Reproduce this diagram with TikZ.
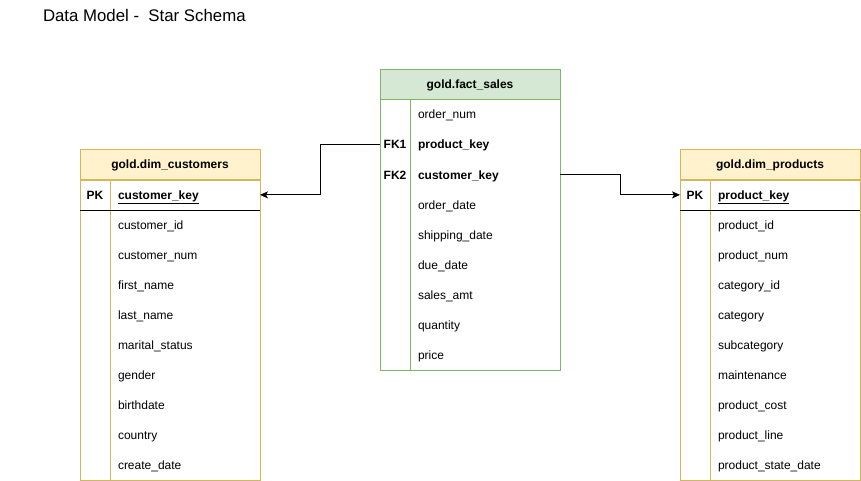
\documentclass[tikz,border=0pt]{standalone}
\usepackage{fontspec}
\setmainfont{Liberation Sans}
\usetikzlibrary{arrows.meta}
\definecolor{factfill}{HTML}{D5E8D4}
\definecolor{factline}{HTML}{82B366}
\definecolor{dimfill}{HTML}{FFF2CC}
\definecolor{dimline}{HTML}{D6B656}
\begin{document}
\begin{tikzpicture}[x=1pt, y=-1pt, line width=1pt,
	every node/.style={inner sep=0pt, outer sep=0pt, font=\fontsize{12}{14}\selectfont},
	tbl/.style={draw, rectangle, anchor=north west, minimum width=180pt, minimum height=#1},
	hdr/.style={draw, rectangle, anchor=north west, minimum width=180pt, minimum height=30pt, font=\fontsize{12}{14}\selectfont\bfseries},
	fld/.style={anchor=base west},
	key/.style={anchor=base, font=\fontsize{12}{14}\selectfont\bfseries},
	link/.style={-{Stealth[length=8pt, width=7pt, inset=2pt]}, line width=0.9pt}]
			\useasboundingbox (0,0) rectangle (861,481);
			\node[anchor=base west, font=\fontsize{16.8}{20}\selectfont] (title) at (43,21.5) {Data Model -~~Star Schema};
			
			% fact table
			\node[tbl=300pt, draw=factline, fill=white] (fs) at (380,70) {};
			\node[hdr, draw=factline, fill=factfill] (fsh) at (380,70) {gold.fact\_sales};
			\draw[factline] ([xshift=30pt]fsh.south west)--([xshift=30pt]fs.south west);
			\node[key] (fk1) at (395,149) {FK1};
			\node[key] (fk2) at (395,179) {FK2};
			\node[fld] (f1) at (418,119) {order\_num};
			\node[fld, font=\fontsize{12}{14}\selectfont\bfseries] (f2) at (418,149) {product\_key};
			\node[fld, font=\fontsize{12}{14}\selectfont\bfseries] (f3) at (418,179) {customer\_key};
			\node[fld] (f4) at (418,209) {order\_date};
			\node[fld] (f5) at (418,239) {shipping\_date};
			\node[fld] (f6) at (418,269) {due\_date};
			\node[fld] (f7) at (418,299) {sales\_amt};
			\node[fld] (f8) at (418,329) {quantity};
			\node[fld] (f9) at (418,359) {price};
			
			% customers
			\node[tbl=330pt, draw=dimline, fill=white] (cu) at (80,150) {};
			\node[hdr, draw=dimline, fill=dimfill] (cuh) at (80,150) {gold.dim\_customers};
			\draw[dimline] ([xshift=30pt]cuh.south west)--([xshift=30pt]cu.south west);
			\draw ([yshift=-30pt]cuh.south west)--([yshift=-30pt]cuh.south east);
			\node[key] (cpk) at (95,199) {PK};
			\node[fld, font=\fontsize{12}{14}\selectfont\bfseries] (c1) at (118,199) {\underline{customer\_key}};
			\node[fld] (c2) at (118,229) {customer\_id};
			\node[fld] (c3) at (118,259) {customer\_num};
			\node[fld] (c4) at (118,289) {first\_name};
			\node[fld] (c5) at (118,319) {last\_name};
			\node[fld] (c6) at (118,349) {marital\_status};
			\node[fld] (c7) at (118,379) {gender};
			\node[fld] (c8) at (118,409) {birthdate};
			\node[fld] (c9) at (118,439) {country};
			\node[fld] (c10) at (118,469) {create\_date};
			
			% products
			\node[tbl=330pt, draw=dimline, fill=white] (pr) at (680,150) {};
			\node[hdr, draw=dimline, fill=dimfill] (prh) at (680,150) {gold.dim\_products};
			\draw[dimline] ([xshift=30pt]prh.south west)--([xshift=30pt]pr.south west);
			\draw ([yshift=-30pt]prh.south west)--([yshift=-30pt]prh.south east);
			\node[key] (ppk) at (695,199) {PK};
			\node[fld, font=\fontsize{12}{14}\selectfont\bfseries] (p1) at (718,199) {\underline{product\_key}};
			\node[fld] (p2) at (718,229) {product\_id};
			\node[fld] (p3) at (718,259) {product\_num};
			\node[fld] (p4) at (718,289) {category\_id};
			\node[fld] (p5) at (718,319) {category};
			\node[fld] (p6) at (718,349) {subcategory};
			\node[fld] (p7) at (718,379) {maintenance};
			\node[fld] (p8) at (718,409) {product\_cost};
			\node[fld] (p9) at (718,439) {product\_line};
			\node[fld] (p10) at (718,469) {product\_state\_date};
			
			% links
			\draw[link] (fs.west |- fk1)--++(-60,0)|-(cu.east |- cpk);
			\draw[link] (fs.east |- fk2)--++(60,0)|-(pr.west |- ppk);
		\end{tikzpicture}
\end{document}
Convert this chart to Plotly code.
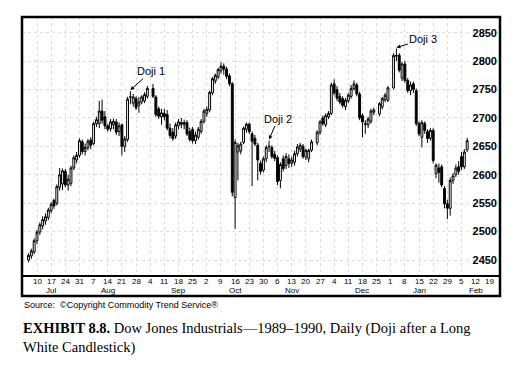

• • • • • • •

• Job:
Pictures stay out; reproduce every line of the records exactly.

• The output:
Reproduce this diagram with TikZ.
\documentclass[tikz,border=0pt]{standalone}
\usepackage{fontspec}
\setmainfont{Liberation Sans}
\usetikzlibrary{arrows.meta}
\definecolor{factfill}{HTML}{D5E8D4}
\definecolor{factline}{HTML}{82B366}
\definecolor{dimfill}{HTML}{FFF2CC}
\definecolor{dimline}{HTML}{D6B656}
\begin{document}
\begin{tikzpicture}[x=1pt, y=-1pt, line width=1pt,
	every node/.style={inner sep=0pt, outer sep=0pt, font=\fontsize{12}{14}\selectfont},
	tbl/.style={draw, rectangle, anchor=north west, minimum width=180pt, minimum height=#1},
	hdr/.style={draw, rectangle, anchor=north west, minimum width=180pt, minimum height=30pt, font=\fontsize{12}{14}\selectfont\bfseries},
	fld/.style={anchor=base west},
	key/.style={anchor=base, font=\fontsize{12}{14}\selectfont\bfseries},
	link/.style={-{Stealth[length=8pt, width=7pt, inset=2pt]}, line width=0.9pt}]
			\useasboundingbox (0,0) rectangle (861,481);
			\node[anchor=base west, font=\fontsize{16.8}{20}\selectfont] (title) at (43,21.5) {Data Model -~~Star Schema};
			
			% fact table
			\node[tbl=300pt, draw=factline, fill=white] (fs) at (380,70) {};
			\node[hdr, draw=factline, fill=factfill] (fsh) at (380,70) {gold.fact\_sales};
			\draw[factline] ([xshift=30pt]fsh.south west)--([xshift=30pt]fs.south west);
			\node[key] (fk1) at (395,149) {FK1};
			\node[key] (fk2) at (395,179) {FK2};
			\node[fld] (f1) at (418,119) {order\_num};
			\node[fld, font=\fontsize{12}{14}\selectfont\bfseries] (f2) at (418,149) {product\_key};
			\node[fld, font=\fontsize{12}{14}\selectfont\bfseries] (f3) at (418,179) {customer\_key};
			\node[fld] (f4) at (418,209) {order\_date};
			\node[fld] (f5) at (418,239) {shipping\_date};
			\node[fld] (f6) at (418,269) {due\_date};
			\node[fld] (f7) at (418,299) {sales\_amt};
			\node[fld] (f8) at (418,329) {quantity};
			\node[fld] (f9) at (418,359) {price};
			
			% customers
			\node[tbl=330pt, draw=dimline, fill=white] (cu) at (80,150) {};
			\node[hdr, draw=dimline, fill=dimfill] (cuh) at (80,150) {gold.dim\_customers};
			\draw[dimline] ([xshift=30pt]cuh.south west)--([xshift=30pt]cu.south west);
			\draw ([yshift=-30pt]cuh.south west)--([yshift=-30pt]cuh.south east);
			\node[key] (cpk) at (95,199) {PK};
			\node[fld, font=\fontsize{12}{14}\selectfont\bfseries] (c1) at (118,199) {\underline{customer\_key}};
			\node[fld] (c2) at (118,229) {customer\_id};
			\node[fld] (c3) at (118,259) {customer\_num};
			\node[fld] (c4) at (118,289) {first\_name};
			\node[fld] (c5) at (118,319) {last\_name};
			\node[fld] (c6) at (118,349) {marital\_status};
			\node[fld] (c7) at (118,379) {gender};
			\node[fld] (c8) at (118,409) {birthdate};
			\node[fld] (c9) at (118,439) {country};
			\node[fld] (c10) at (118,469) {create\_date};
			
			% products
			\node[tbl=330pt, draw=dimline, fill=white] (pr) at (680,150) {};
			\node[hdr, draw=dimline, fill=dimfill] (prh) at (680,150) {gold.dim\_products};
			\draw[dimline] ([xshift=30pt]prh.south west)--([xshift=30pt]pr.south west);
			\draw ([yshift=-30pt]prh.south west)--([yshift=-30pt]prh.south east);
			\node[key] (ppk) at (695,199) {PK};
			\node[fld, font=\fontsize{12}{14}\selectfont\bfseries] (p1) at (718,199) {\underline{product\_key}};
			\node[fld] (p2) at (718,229) {product\_id};
			\node[fld] (p3) at (718,259) {product\_num};
			\node[fld] (p4) at (718,289) {category\_id};
			\node[fld] (p5) at (718,319) {category};
			\node[fld] (p6) at (718,349) {subcategory};
			\node[fld] (p7) at (718,379) {maintenance};
			\node[fld] (p8) at (718,409) {product\_cost};
			\node[fld] (p9) at (718,439) {product\_line};
			\node[fld] (p10) at (718,469) {product\_state\_date};
			
			% links
			\draw[link] (fs.west |- fk1)--++(-60,0)|-(cu.east |- cpk);
			\draw[link] (fs.east |- fk2)--++(60,0)|-(pr.west |- ppk);
		\end{tikzpicture}
\end{document}
Convert this chart to Plotly code.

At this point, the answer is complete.